WORK TO BE COMPLETED | Count the lines below that contain the word "chart", and give only that number.

====== DATA SEGMENT ======

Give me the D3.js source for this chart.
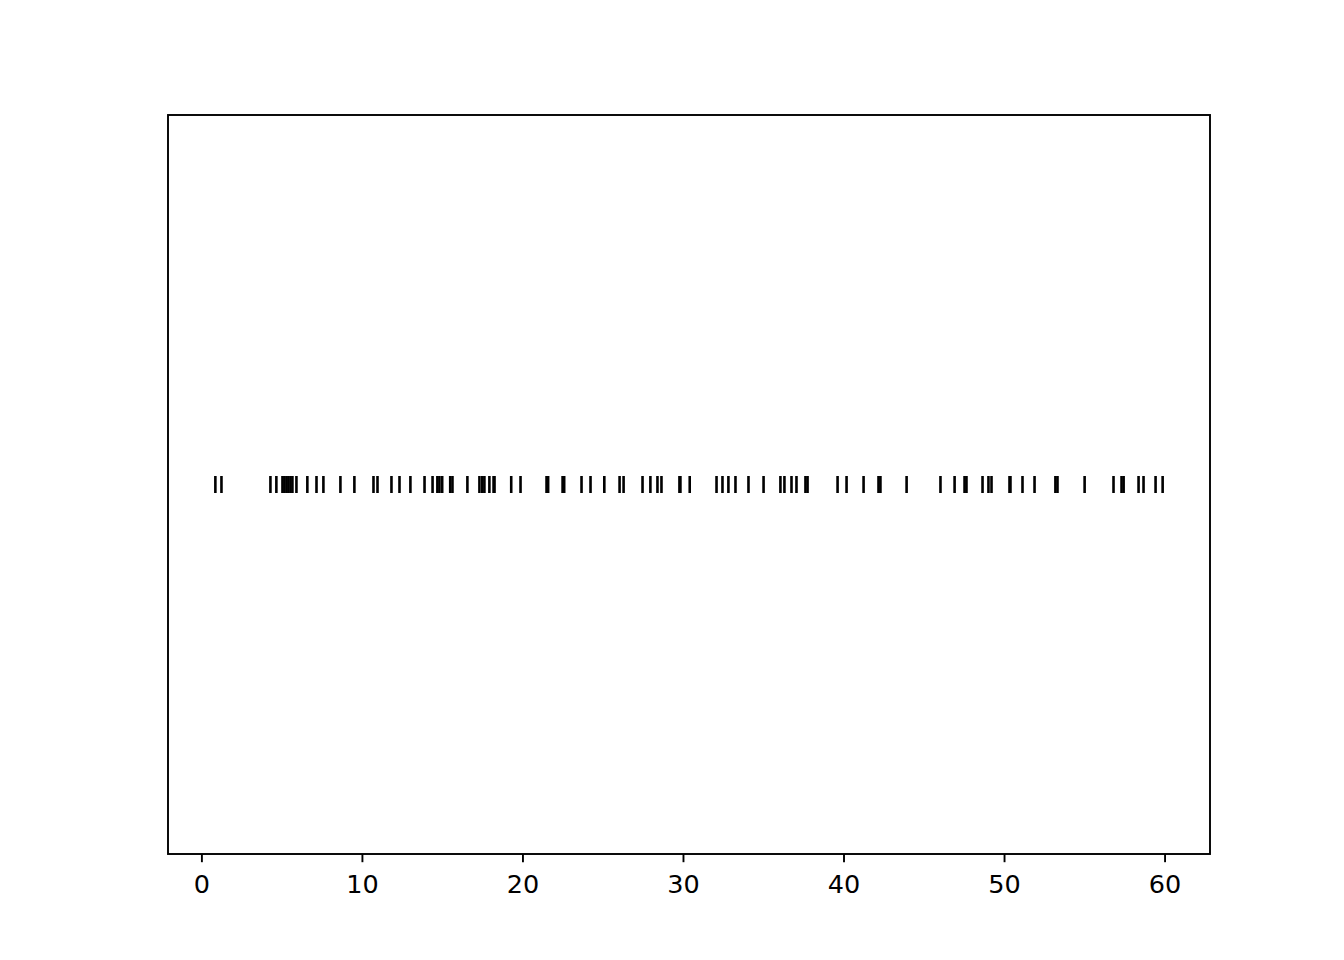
<!DOCTYPE html>
<html>
<head>
<meta charset="utf-8">
<script src="https://cdn.jsdelivr.net/npm/d3@7"></script>
<style>
    body { margin: 0; background: #fff; }
    svg { display: block; }
</style>
</head>
<body>
<svg id="chart"></svg>
<script>
// event positions
var events = [
    0.87, 1.25, 4.30, 4.67, 5.05, 5.17, 5.30, 5.42, 5.55, 5.67, 5.92,
    6.60, 7.17, 7.60, 8.66, 9.53, 10.72, 10.97, 11.84, 12.34, 13.02,
    13.90, 14.40, 14.70, 14.83, 15.00, 15.50, 15.64, 16.57, 17.32, 17.50,
    17.63, 17.94, 18.20, 18.26, 19.30, 19.88, 21.50, 21.60, 22.50, 22.60,
    23.68, 24.24, 25.10, 26.05, 26.30, 27.48, 27.97, 28.41, 28.66, 29.78,
    29.84, 30.42, 32.09, 32.46, 32.83, 33.27, 34.08, 35.02, 36.07, 36.32,
    36.76, 37.07, 37.63, 37.76, 39.63, 40.19, 41.25, 42.18, 42.30, 43.93,
    46.04, 46.92, 47.54, 47.66, 48.66, 49.03, 49.22, 50.34, 50.40, 51.15,
    51.90, 53.20, 53.33, 55.02, 56.82, 57.32, 57.45, 58.38, 58.69, 59.44,
    59.88
]
var xTicks = [0, 10, 20, 30, 40, 50, 60]
var lineOffset = 1
var lineLength = 0.046

var width = 1344, height = 960
var margin = {left: 168, right: 134, top: 115, bottom: 106}
var fontFamily = "'DejaVu Sans', sans-serif"

var svg = d3.select("#chart")
    .attr("width", width)
    .attr("height", height)

// matplotlib style 5% margins on the data range
var lo = d3.min(events), hi = d3.max(events)
var pad = (hi - lo) * 0.05

var x = d3.scaleLinear()
    .domain([lo - pad, hi + pad])
    .range([margin.left, width - margin.right])

var y = d3.scaleLinear()
    .domain([0, 2])
    .range([height - margin.bottom, margin.top])

svg.append("g")
    .selectAll("line")
    .data(events).enter()
    .append("line")
    .attr("x1", d => x(d)).attr("x2", d => x(d))
    .attr("y1", y(lineOffset - lineLength / 2))
    .attr("y2", y(lineOffset + lineLength / 2))
    .attr("stroke", "#000")
    .attr("stroke-width", 2.6)

var xAxis = svg.append("g")
    .attr("transform", `translate(0,${height - margin.bottom})`)
    .call(d3.axisBottom(x)
        .tickValues(xTicks)
        .tickFormat(d3.format("d"))
        .tickSize(8.2)
        .tickPadding(12.5))

xAxis.select(".domain").remove()
xAxis.selectAll(".tick line")
    .attr("stroke", "#000")
    .attr("stroke-width", 1.9)
xAxis.selectAll(".tick text")
    .attr("fill", "#000")
    .style("font-family", fontFamily)
    .style("font-size", "25.5px")

// axes frame
svg.append("rect")
    .attr("x", margin.left)
    .attr("y", margin.top)
    .attr("width", width - margin.left - margin.right)
    .attr("height", height - margin.top - margin.bottom)
    .attr("fill", "none")
    .attr("stroke", "#000")
    .attr("stroke-width", 1.9)
</script>
</body>
</html>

======

WRITTEN REPLY | 3